Given all of this, it is my challenge in this lifetime to be both gifted in understanding of relationship while also perceiving and living beyond convention enough to often be considered strange, aloof and hard to communicate with/relate to (at least until you know me and by then its too late *fake evil laugh*).
I often come across as intelligent but I dislike intellectualism if it comes at the expense of body awareness. Because my work is very mentally oriented and because I enjoy exploring life with my senses and my sexuality, when I am not working I enjoy the sensory side of life through movement, bodywork, touch, lovemaking, dance, music and more. I would much rather enjoy life than spend a lot of time talking about it. I am past the point of spiritual searching and have little need for answers because I know the questions to be meaningless.

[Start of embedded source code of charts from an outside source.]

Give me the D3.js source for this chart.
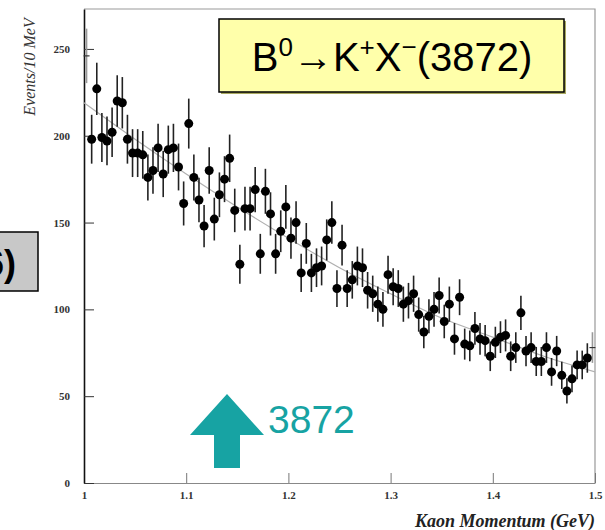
<!DOCTYPE html>
<html>
<head>
<meta charset="utf-8">
<script src="https://cdn.jsdelivr.net/npm/d3@7"></script>
<style>
  body { margin: 0; background: #fff; }
  svg { display: block; }
</style>
</head>
<body>
<div id="chart"></div>
<script>
// kaon momentum histogram, 5 MeV bins from 1.0 to 1.5 GeV
const binStart = 1.0;
const binWidth = 0.005;
const counts = [
  246, 198, 227, 199, 197, 202, 220, 219, 198, 190,
  190, 189, 176, 180, 193, 178, 192, 193, 182, 161,
  207, 176, 163, 148, 180, 152, 166, 175, 187, 157,
  126, 158, 158, 169, 132, 168, 155, 132, 145, 159,
  141, 150, 121, 138, 121, 124, 125, 140, 150, 112,
  137, 112, 117, 125, 124, 111, 109, 103, 100, 120,
  113, 112, 103, 105, 109, 97, 87, 96, 100, 108,
  93, 103, 83, 107, 80, 79, 89, 83, 82, 73,
  81, 84, 85, 73, 78, 98, 76, 78, 70, 70,
  78, 64, 76, 62, 53, 60, 68, 68, 72, 78
];

// background fit curve
const fitMomentum = [1.0, 1.05, 1.1, 1.15, 1.2, 1.25, 1.3, 1.35, 1.4, 1.45, 1.5];
const fitEvents = [219, 198, 178, 159, 141, 124, 109, 95, 84, 73, 64];

const yTicks = [0, 50, 100, 150, 200, 250];
const xTicks = [1, 1.1, 1.2, 1.3, 1.4, 1.5];
const xTickLabels = ['1', '1.1', '1.2', '1.3', '1.4', '1.5'];

const signalLabel = '3872';

/**
 * layout config
 */
const cfg = {
  width: 605,
  height: 530,
  left: 84,
  right: 595,
  top: 9,
  bottom: 483,
  yMax: 273,
  point_radius: 4.5,
  teal: '#17a3a3',
  serif: '"Liberation Serif", "DejaVu Serif", serif',
  sans: '"Liberation Sans", Arial, sans-serif'
};

const svg = d3.select('#chart').append('svg')
  .attr('width', cfg.width)
  .attr('height', cfg.height);

const x = d3.scaleLinear().domain([1, 1.5]).range([cfg.left, cfg.right]);
const y = d3.scaleLinear().domain([0, cfg.yMax]).range([cfg.bottom, cfg.top]);

// frame: top and right borders are light grey
svg.append('path')
  .attr('d', `M${cfg.left},${cfg.top}H${cfg.right}V${cfg.bottom}`)
  .attr('fill', 'none')
  .attr('stroke', '#999')
  .attr('stroke-width', 1.2);

// x axis
const xAxis = svg.append('g')
  .attr('transform', `translate(0,${cfg.bottom})`)
  .call(d3.axisBottom(x)
    .tickValues(xTicks)
    .tickFormat((d, i) => xTickLabels[i])
    .tickSizeInner(-10)
    .tickSizeOuter(0)
    .tickPadding(8));
xAxis.select('.domain').attr('stroke', '#888').attr('stroke-width', 1.2);
xAxis.selectAll('.tick line').attr('stroke', '#777');
xAxis.selectAll('.tick text')
  .attr('font-family', cfg.serif)
  .attr('font-weight', 'bold')
  .attr('font-size', 11)
  .attr('fill', '#333');

// y axis
const yAxis = svg.append('g')
  .attr('transform', `translate(${cfg.left},0)`)
  .call(d3.axisLeft(y)
    .tickValues(yTicks)
    .tickSizeInner(-10)
    .tickSizeOuter(0)
    .tickPadding(14));
yAxis.select('.domain').attr('stroke', '#111').attr('stroke-width', 1.6);
yAxis.selectAll('.tick line').attr('stroke', '#333');
yAxis.selectAll('.tick text')
  .attr('font-family', cfg.serif)
  .attr('font-weight', 'bold')
  .attr('font-size', 11)
  .attr('fill', '#333');

// axis titles
svg.append('text')
  .attr('transform', 'translate(35,67) rotate(-90)')
  .attr('text-anchor', 'middle')
  .attr('font-family', cfg.serif)
  .attr('font-style', 'italic')
  .attr('font-size', 16)
  .attr('fill', '#333')
  .text('Events/10 MeV');

svg.append('text')
  .attr('x', 595)
  .attr('y', 527)
  .attr('text-anchor', 'end')
  .attr('font-family', cfg.serif)
  .attr('font-style', 'italic')
  .attr('font-weight', 'bold')
  .attr('font-size', 18)
  .attr('fill', '#222')
  .text('Kaon Momentum (GeV)');

// fit curve
const line = d3.line()
  .x((d, i) => x(fitMomentum[i]))
  .y(d => y(d))
  .curve(d3.curveMonotoneX);

svg.append('path')
  .datum(fitEvents)
  .attr('fill', 'none')
  .attr('stroke', '#b0b0b0')
  .attr('stroke-width', 1.2)
  .attr('d', line);

// data points with poisson error bars
const bins = counts.map((n, i) => ({
  m: binStart + binWidth * (i + 0.5),
  n: n,
  err: Math.sqrt(n),
  edge: i === 0 || i === counts.length - 1
}));

const pts = svg.append('g');

pts.selectAll('line.err')
  .data(bins)
  .enter().append('line')
  .attr('class', 'err')
  .attr('x1', d => x(d.m))
  .attr('x2', d => x(d.m))
  .attr('y1', d => y(d.n + d.err))
  .attr('y2', d => y(d.n - d.err))
  .attr('stroke', d => d.edge ? '#999' : '#222')
  .attr('stroke-width', 1.6);

pts.selectAll('circle')
  .data(bins.filter(d => !d.edge))
  .enter().append('circle')
  .attr('cx', d => x(d.m))
  .attr('cy', d => y(d.n))
  .attr('r', cfg.point_radius)
  .attr('fill', '#000');

// bins at the frame edges only show a short bar
pts.selectAll('line.edge')
  .data(bins.filter(d => d.edge))
  .enter().append('line')
  .attr('class', 'edge')
  .attr('x1', d => x(d.m) - 3)
  .attr('x2', d => x(d.m) + 3)
  .attr('y1', d => y(d.n))
  .attr('y2', d => y(d.n))
  .attr('stroke', '#333')
  .attr('stroke-width', 1.2);

// title box
const box = svg.append('g');
box.append('rect')
  .attr('x', 221).attr('y', 21)
  .attr('width', 345).attr('height', 73)
  .attr('fill', '#a9a960');
box.append('rect')
  .attr('x', 219).attr('y', 19)
  .attr('width', 345).attr('height', 73)
  .attr('fill', '#ffffaa')
  .attr('stroke', '#000')
  .attr('stroke-width', 1.5);

const title = box.append('text')
  .attr('x', 392)
  .attr('y', 71)
  .attr('text-anchor', 'middle')
  .attr('font-family', cfg.sans)
  .attr('font-size', 40)
  .attr('fill', '#000');
title.append('tspan').text('B');
title.append('tspan').attr('font-size', 26).attr('dy', -15).text('0');
title.append('tspan').attr('dy', 15).attr('font-weight', 'bold').text('\u2192');
title.append('tspan').text('K');
title.append('tspan').attr('font-size', 26).attr('dy', -15).text('+');
title.append('tspan').attr('dy', 15).text('X');
title.append('tspan').attr('font-size', 26).attr('dy', -15).text('\u2212');
title.append('tspan').attr('dy', 15).text('(3872)');

// partly visible grey label on the left edge
svg.append('rect')
  .attr('x', -60).attr('y', 232)
  .attr('width', 98).attr('height', 59)
  .attr('fill', '#c8c8c8')
  .attr('stroke', '#000')
  .attr('stroke-width', 1.5);
svg.append('text')
  .attr('x', 16)
  .attr('y', 276)
  .attr('text-anchor', 'end')
  .attr('font-family', cfg.sans)
  .attr('font-weight', 'bold')
  .attr('font-size', 36)
  .attr('fill', '#000')
  .text('6)');

// signal arrow at 3872
const ax = 227;
svg.append('path')
  .attr('d', `M${ax},394 L${ax + 37},435 L${ax + 13},435 L${ax + 13},468 L${ax - 13},468 L${ax - 13},435 L${ax - 37},435 Z`)
  .attr('fill', cfg.teal);
svg.append('text')
  .attr('x', 268)
  .attr('y', 433)
  .attr('font-family', cfg.sans)
  .attr('font-size', 39)
  .attr('fill', cfg.teal)
  .text(signalLabel);
</script>
</body>
</html>
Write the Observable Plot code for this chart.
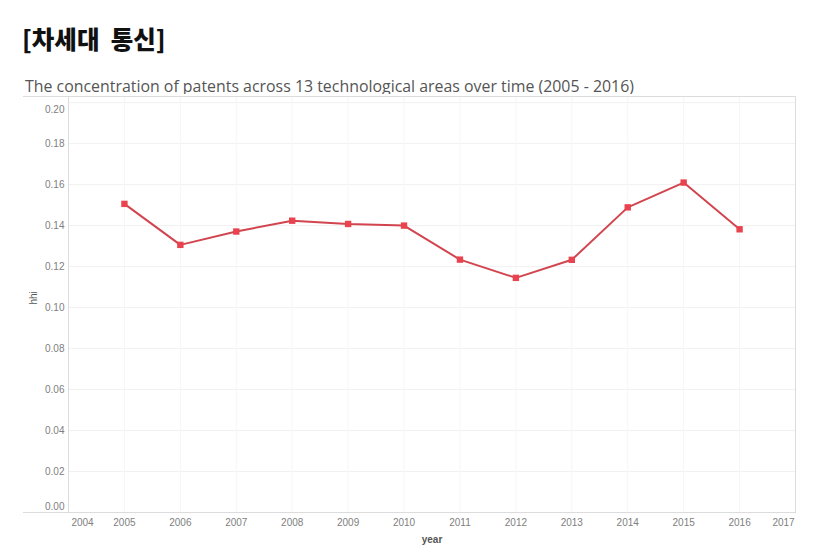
<!DOCTYPE html>
<html>
<head>
<meta charset="utf-8">
<script src="https://cdn.jsdelivr.net/npm/d3@7"></script>
<script src="https://cdn.jsdelivr.net/npm/@observablehq/plot@0.6"></script>
<style>
  body { margin: 0; background: #fff; width: 838px; height: 556px; overflow: hidden; }
  #title { position: absolute; left: 22px; top: 24px; font-family: "Noto Sans CJK KR", sans-serif; font-weight: 900; font-size: 24.5px; color: #111; line-height: 30px; white-space: pre; }
  #subtitle { position: absolute; left: 25px; top: 76px; font-family: "Open Sans", "Noto Sans", sans-serif; font-size: 15.9px; color: #555; line-height: 20px; white-space: nowrap; }
  #chart { position: absolute; left: 0; top: 94px; }
</style>
</head>
<body>
<div id="title">[차세대  통신]</div>
<div id="subtitle">The concentration of patents across 13 technological areas over time (2005 - 2016)</div>
<div id="chart"></div>
<script>
const years = [2005, 2006, 2007, 2008, 2009, 2010, 2011, 2012, 2013, 2014, 2015, 2016];
const hhi = [0.1506, 0.1306, 0.1371, 0.1424, 0.1408, 0.1400, 0.1234, 0.1145, 0.1233, 0.1489, 0.1610, 0.1382];
const yTicks = [0, 0.02, 0.04, 0.06, 0.08, 0.10, 0.12, 0.14, 0.16, 0.18, 0.20];
const xTicks = [2004, 2005, 2006, 2007, 2008, 2009, 2010, 2011, 2012, 2013, 2014, 2015, 2016, 2017];

const data = years.map((y, i) => ({year: y, hhi: hhi[i]}));
const tickFont = {fontFamily: "Liberation Sans, Arial, sans-serif", fontSize: 10, fill: "#808080"};

const chart = Plot.plot({
  width: 838,
  height: 462,
  marginLeft: 68,
  marginRight: 43,
  marginTop: 2,
  marginBottom: 44,
  style: {fontFamily: "Liberation Sans, Arial, sans-serif", fontSize: "10px", background: "#fff"},
  x: {domain: [2004, 2017], label: null},
  y: {domain: [0, 0.203], label: null},
  marks: [
    Plot.gridY(yTicks, {stroke: "#f1f1f1", strokeOpacity: 1}),
    Plot.gridX(xTicks, {stroke: "#f6f6f6", strokeOpacity: 1}),
    Plot.ruleY([0, 0.203], {stroke: "#dcdcdc", insetLeft: -45}),
    Plot.frame({stroke: "#dcdcdc"}),
    Plot.axisY(yTicks.slice(1, -1), {tickSize: 0, tickPadding: 4, tickFormat: d3.format(".2f"), label: null, ...tickFont}),
    Plot.axisY([0], {tickSize: 0, tickPadding: 4, tickFormat: d3.format(".2f"), label: null, dy: -6, ...tickFont}),
    Plot.axisY([0.20], {tickSize: 0, tickPadding: 4, tickFormat: d3.format(".2f"), label: null, dy: 7, ...tickFont}),
    Plot.axisX(xTicks.slice(1, -1), {tickSize: 0, tickPadding: 6, tickFormat: d => String(d), label: null, ...tickFont}),
    Plot.axisX([2004], {tickSize: 0, tickPadding: 6, tickFormat: d => String(d), label: null, dx: 14, ...tickFont}),
    Plot.axisX([2017], {tickSize: 0, tickPadding: 6, tickFormat: d => String(d), label: null, dx: -12, ...tickFont}),
    Plot.text(["year"], {frameAnchor: "bottom", dy: 30, fontWeight: "bold", fontSize: 10, fill: "#555"}),
    Plot.text(["hhi"], {frameAnchor: "left", dx: -35, rotate: -90, fontSize: 10, fill: "#555"}),
    Plot.line(data, {x: "year", y: "hhi", stroke: "#d2454f", strokeWidth: 2}),
    Plot.dot(data, {x: "year", y: "hhi", symbol: "square", r: 3.6, fill: "#e8434e", stroke: "none"})
  ]
});
document.getElementById("chart").appendChild(chart);
</script>
</body>
</html>
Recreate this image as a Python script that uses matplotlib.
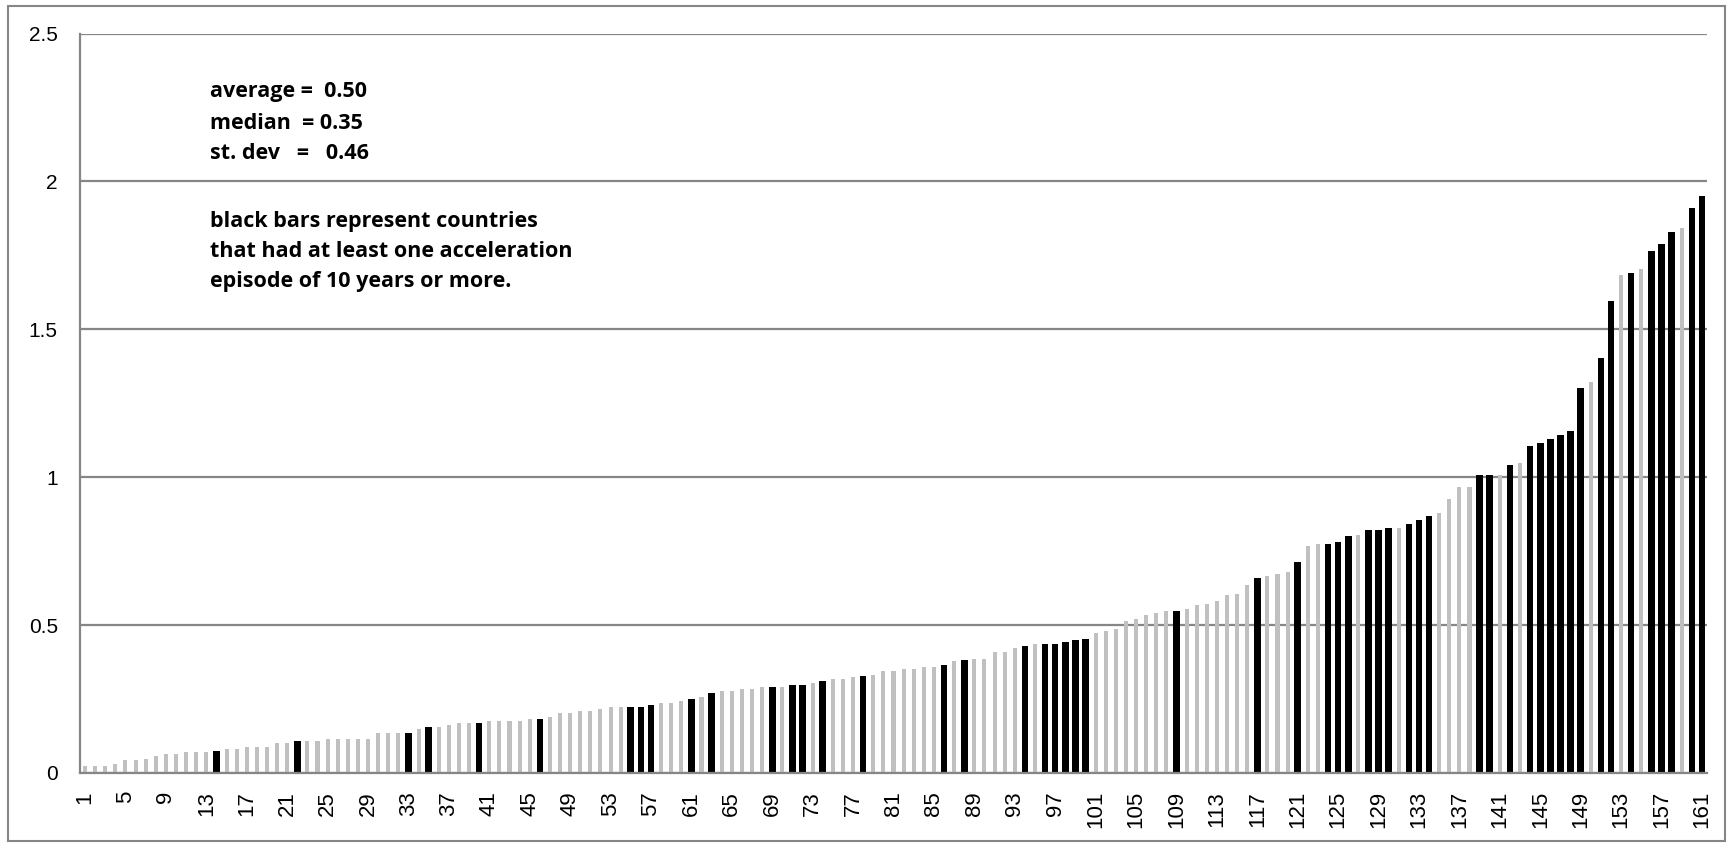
import matplotlib.pyplot as plt
from matplotlib.patches import Rectangle

# Bar values, sorted (one bar per country)
values = [
    0.022, 0.022, 0.022, 0.030, 0.043, 0.043, 0.049, 0.056, 0.063, 0.063,
    0.070, 0.070, 0.070, 0.075, 0.082, 0.082, 0.089, 0.089, 0.089, 0.102,
    0.102, 0.109, 0.109, 0.109, 0.116, 0.116, 0.116, 0.116, 0.116, 0.136,
    0.136, 0.136, 0.136, 0.149, 0.156, 0.156, 0.163, 0.169, 0.169, 0.170,
    0.177, 0.177, 0.177, 0.177, 0.184, 0.184, 0.190, 0.204, 0.204, 0.211,
    0.211, 0.217, 0.224, 0.224, 0.224, 0.224, 0.231, 0.238, 0.238, 0.244,
    0.251, 0.258, 0.271, 0.278, 0.278, 0.285, 0.285, 0.292, 0.292, 0.292,
    0.298, 0.298, 0.305, 0.312, 0.319, 0.319, 0.323, 0.329, 0.331, 0.345,
    0.345, 0.351, 0.351, 0.357, 0.357, 0.364, 0.377, 0.383, 0.384, 0.384,
    0.410, 0.410, 0.423, 0.430, 0.437, 0.437, 0.437, 0.444, 0.450, 0.452,
    0.473, 0.480, 0.487, 0.513, 0.520, 0.533, 0.540, 0.546, 0.548, 0.553,
    0.568, 0.573, 0.581, 0.601, 0.606, 0.634, 0.659, 0.666, 0.674, 0.680,
    0.714, 0.767, 0.773, 0.773, 0.780, 0.800, 0.806, 0.822, 0.822, 0.829,
    0.829, 0.842, 0.855, 0.869, 0.879, 0.926, 0.968, 0.968, 1.008, 1.008,
    1.008, 1.041, 1.048, 1.107, 1.114, 1.130, 1.143, 1.156, 1.302, 1.322,
    1.403, 1.595, 1.684, 1.691, 1.703, 1.765, 1.789, 1.830, 1.844, 1.911,
    1.951,
]

# countries with at least one acceleration episode of 10+ years (black bars)
black_bars = [14, 22, 33, 35, 40, 46, 55, 56, 57, 61, 63, 69, 71, 72, 74, 78,
              86, 88, 94, 96, 97, 98, 99, 100, 109, 117, 121, 124, 125, 126,
              128, 129, 130, 132, 133, 134, 139, 140, 142, 144, 145, 146, 147,
              148, 149, 151, 152, 154, 156, 157, 158, 160, 161]

y_ticks = [0, 0.5, 1, 1.5, 2, 2.5]
y_tick_labels = ['0', '0.5', '1', '1.5', '2', '2.5']

stats_lines = ['average =  0.50', 'median  = 0.35', 'st. dev   =   0.46']
note_lines = ['black bars represent countries',
              'that had at least one acceleration',
              'episode of 10 years or more.']

grid_col = '#868686'
gray_col = '#C0C0C0'

positions = list(range(1, len(values) + 1))
gray_x = [p for p in positions if p not in black_bars]
gray_y = [values[p - 1] for p in gray_x]
black_y = [values[p - 1] for p in black_bars]

fig = plt.figure(figsize=(17.29, 8.43), dpi=100)
ax = fig.add_axes([80 / 1729, 70 / 843, 1627 / 1729, 739.5 / 843])

# outer chart border
fig.patches.append(Rectangle((8 / 1729, 2 / 843), 1717 / 1729, 835 / 843,
                             transform=fig.transFigure, fill=False,
                             edgecolor=grid_col, linewidth=1.5))

ax.bar(gray_x, gray_y, width=0.4, color=gray_col, zorder=3)
ax.bar(black_bars, black_y, width=0.65, color='black', zorder=3)

ax.set_xlim(0.5, len(values) + 0.5)
ax.set_ylim(0, 2.5)

ax.set_yticks(y_ticks)
ax.set_yticklabels(y_tick_labels, family='Liberation Sans', fontsize=15)
ax.yaxis.grid(True, color=grid_col, linewidth=1.6, zorder=1)

x_ticks = positions[::4]
ax.set_xticks(x_ticks)
ax.set_xticklabels([str(t) for t in x_ticks], rotation=90,
                   family='Liberation Sans', fontsize=16)

ax.tick_params(axis='y', length=0, pad=16)
ax.tick_params(axis='x', length=0, pad=13)
for s in ['top', 'right']:
    ax.spines[s].set_visible(False)
for s in ['left', 'bottom']:
    ax.spines[s].set_color(grid_col)
    ax.spines[s].set_linewidth(1.6)
    ax.spines[s].set_zorder(4)

# summary stats and note
stats_y = [0.914, 0.871, 0.830]
for line, yy in zip(stats_lines, stats_y):
    ax.text(0.080, yy, line, transform=ax.transAxes, family='Open Sans',
            fontweight='bold', fontsize=15.5, va='baseline', ha='left')

note_y = [0.738, 0.698, 0.657]
for line, yy in zip(note_lines, note_y):
    ax.text(0.080, yy, line, transform=ax.transAxes, family='Open Sans',
            fontweight='bold', fontsize=15.5, va='baseline', ha='left')

plt.savefig('out.png', dpi=100)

I am often told that I look angelic and people tend to think I am very sweet and innocent, but much of that comes from my committment to go within and follow where that leads me, including into my shadow side. I have had so many Kali-esque death and rebirth experiences that I can sense the love in most everything and everyone, and it shows in my appearance and laid back personality. I am very loving and easygoing but it is based on a foundation of inner strength, knowing and sense of self from non-attachment that is not always visible on the surface, but is central to who I am. I am incapable of co-dependency. I do not know how to relate to it.
My close friends would (hopefully) describe me as caring, affectionate, insightful, determined, loving, playful, non judgmental, a good listener, and imaginative, with an active and usually twisted sense of humor. I am often told I would make a good stand up comedian. I enjoy making people laugh, and mostly I just enjoy the love I feel for people. Expressing love is what I live for.